Single Moms

Featured Posts
pedritosmama
If you have EVER had a friend w/ benefits...
May 10 at 11:26 AM

And explain your response or situation if you would like to.

Respond to this poll if you've ever had a friend w/ benefits (in the past or the present). My friend w/ benefits....
  • Only group members can vote in this poll.
  1. 12% - Turned into a relationship and it is still going on.
  2. 11% - Turned into a relationship and it is now over.
  3. 18% - Did not turn into a relationship, but I wanted one.
  4. 44% - Did not turn into a relationship, and I did not want one.
  5. 12% - Is still just my friend with benefits.

Replies

  • Jenn8604
    May 10 at 11:30 AM
    Once upon a time I had a fwb. I didn't really want a relationship with him. We were friends, talked a lot, and we had sex when we both felt like it. We are no longer fwb. He is in a long term relationship, has a kid, and I have a kid, and we just aren't relationship material for each other.
  • pedritosmama
    May 10 at 11:34 AM

     

    Mine is current.  I made this post because I do have some confusion over it.  But it's probably normal.  Especially since my friend w/ benefits is an actual friend...someone I've known 8 years.  It's probably just confusing for me because I genuinely loved him in a friend way even before all this so now it feels a lot like love, but I know it's just probably because we had such a good friendship.  I don't want to ruin it with my stupid feelings.

    Quoting Jenn8604: Once upon a time I had a fwb.

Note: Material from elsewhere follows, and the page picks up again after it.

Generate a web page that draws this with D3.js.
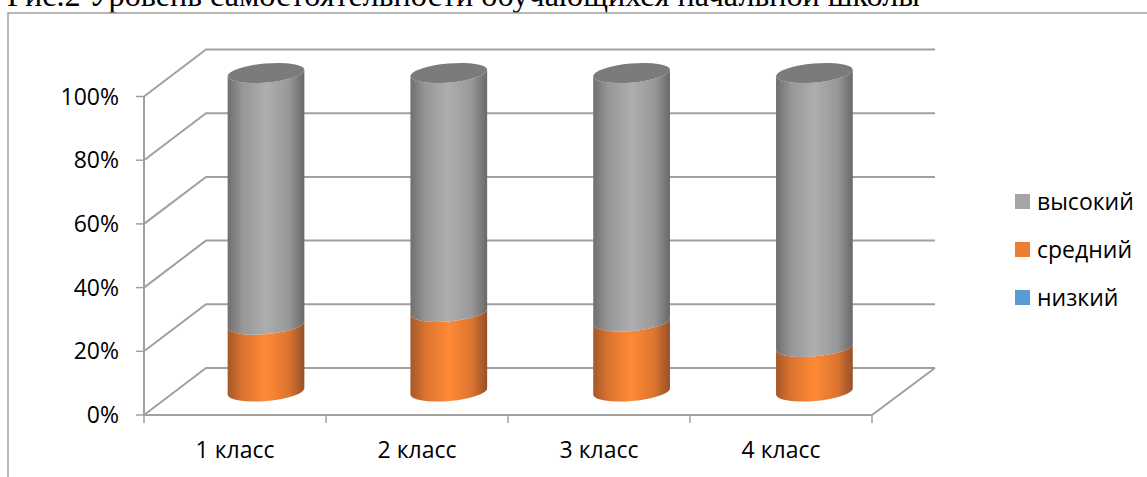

I didn't really want a relationship with him. We were friends, talked a lot, and we had sex when we both felt like it. We are no longer fwb. He is in a long term relationship, has a kid, and I have a kid, and we just aren't relationship material for each other.

     

  • sid1083
    by sid1083
    May 10 at 11:35 AM
    We were clear from the outset what type of relationship it would be. While they were nice, there were too many things about them I wouldn't compromise on to be in a ltr with them.
  • tialisa
    by tialisa
    May 10 at 11:41 AM
    Well my former fwb is the father of my youngest child he and I never had a relationship. We are still figuring out how to co parent. There is still a huge amount of sexual tension between us and I find myself wondering about a relationship, he has admitted he has wondered but he and I butt heads to much and there is to much history, I don't think it would work.
  • pedritosmama
    May 10 at 12:07 PM
    Quoting tialisa: Well my former fwb is the father of my youngest child he and I never had a relationship. We are still figuring out how to co parent. There is still a huge amount of sexual tension between us and I find myself wondering about a relationship, he has admitted he has wondered but he and I butt heads to much and there is to much history, I don't think it would work.

     

    Is he there for the child?

  • SwitchbladeMama
    May 10 at 12:55 PM

    We weren't even friends. I would just show up at his house at 3am usually every weekend, and we would fuck around. I wanted to be more of a fwb... not date him, just get to know him as a friend so he would be an actual fwb... but it didn't happen. Looking back I'm glad it didn't.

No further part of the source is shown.